Stochastic control theory 1000-1M23TOS
The course is devoted to the survey of basic tools of the stochastic control theory, the considerations will be illustrated by numerous examples and applications. Most of the material will be discussed in the context of discrete-time processes. In particular, the presentation will cover the maximum principle, the Hamilton-Jacobi-Bellman equation and dynamic programming.
1. Introduction. Selected examples in the deterministic control theory. (2 lectures)
2. Dynamic programming, examples (2 lectures).
3. Maximum principle.

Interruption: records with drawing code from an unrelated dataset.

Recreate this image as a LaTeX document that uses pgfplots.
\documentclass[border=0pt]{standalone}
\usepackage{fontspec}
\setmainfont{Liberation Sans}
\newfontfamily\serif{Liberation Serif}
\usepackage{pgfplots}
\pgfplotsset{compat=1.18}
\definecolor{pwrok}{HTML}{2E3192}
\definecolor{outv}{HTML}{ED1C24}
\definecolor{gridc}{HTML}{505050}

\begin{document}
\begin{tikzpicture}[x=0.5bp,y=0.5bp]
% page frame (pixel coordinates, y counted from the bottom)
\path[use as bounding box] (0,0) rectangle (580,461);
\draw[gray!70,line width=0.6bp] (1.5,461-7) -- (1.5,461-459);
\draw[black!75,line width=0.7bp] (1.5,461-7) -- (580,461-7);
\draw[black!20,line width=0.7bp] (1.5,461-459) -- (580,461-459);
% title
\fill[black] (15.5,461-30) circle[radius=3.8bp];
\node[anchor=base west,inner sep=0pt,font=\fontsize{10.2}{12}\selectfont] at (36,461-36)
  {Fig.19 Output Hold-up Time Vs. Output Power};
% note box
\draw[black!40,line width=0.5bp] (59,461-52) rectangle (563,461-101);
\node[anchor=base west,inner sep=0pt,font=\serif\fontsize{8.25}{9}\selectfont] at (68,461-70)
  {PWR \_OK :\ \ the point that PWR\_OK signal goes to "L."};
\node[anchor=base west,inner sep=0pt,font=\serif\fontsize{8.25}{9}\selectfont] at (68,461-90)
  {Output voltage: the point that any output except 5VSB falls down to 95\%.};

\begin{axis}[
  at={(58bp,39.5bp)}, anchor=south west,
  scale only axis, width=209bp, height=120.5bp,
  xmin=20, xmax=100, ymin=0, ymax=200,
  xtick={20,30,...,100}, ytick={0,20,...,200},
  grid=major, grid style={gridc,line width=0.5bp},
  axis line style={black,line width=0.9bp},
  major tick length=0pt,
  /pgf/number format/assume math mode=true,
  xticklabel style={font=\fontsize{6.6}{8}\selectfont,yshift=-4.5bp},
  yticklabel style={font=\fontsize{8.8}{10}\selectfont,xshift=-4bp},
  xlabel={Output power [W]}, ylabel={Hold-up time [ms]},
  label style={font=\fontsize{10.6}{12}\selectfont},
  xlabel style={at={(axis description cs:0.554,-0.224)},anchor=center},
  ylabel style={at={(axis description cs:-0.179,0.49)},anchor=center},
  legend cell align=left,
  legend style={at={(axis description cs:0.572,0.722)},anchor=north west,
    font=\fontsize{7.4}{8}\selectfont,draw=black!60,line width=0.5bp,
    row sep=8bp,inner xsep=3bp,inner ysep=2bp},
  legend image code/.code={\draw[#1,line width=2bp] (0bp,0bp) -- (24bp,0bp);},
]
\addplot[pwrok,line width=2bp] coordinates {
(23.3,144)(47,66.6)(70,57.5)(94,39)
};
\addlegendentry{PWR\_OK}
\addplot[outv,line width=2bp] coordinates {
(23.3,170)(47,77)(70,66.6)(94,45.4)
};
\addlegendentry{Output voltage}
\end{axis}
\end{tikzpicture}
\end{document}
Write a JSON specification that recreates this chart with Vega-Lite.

The Hamilton-Jacobi-Bellman equation (3 lectures).
4. A distinguished case: optimal stopping theory (4 lectures).
5. Elements of optimal control theory for continuous-time processes (3-4 lectures).
Main fields of studies for MISMaP
Type of course
Mode
Requirements
Prerequisites
Prerequisites (description)
Course coordinators
Learning outcomes
Knowledge and skills. A Student:
1. Gives examples of deterministic control problems and formulates the general methods of the investigation.
2. Knows the concept of dynamic programming and applies it in the study of the problems of optimal control theory.
3. Formulates the maximum principle and knows its connections to the Hamilton-Jacobi-Bellman equation.
4. Formulates and solves basic problems in optimal stopping theory, both for the finite and infinite horizon.
5. Knows basic facts concerning the optimal control theory for continuous-time processes.
6. Knows the up-to-date achievements of the theory, enabling the individual research in the area.
Social competence. A Student
1. Understands the role of the control theory as a tool for the investigation of certain mechanisms of Nature
Assessment criteria
Two written homework assignments during the semester and a final oral exam.
Bibliography
1. P. D. Bertsekas, S. E. Shreve, Stochastic optimal control. The discrete time case. Mathematics in Science and Engineering, 139. Academic Press, Inc. [Harcourt Brace Jovanovich, Publishers], New York-London, 1978.
2. A. Seierstad, Stochastic control in discrete and continuous time. Springer, New York, 2009.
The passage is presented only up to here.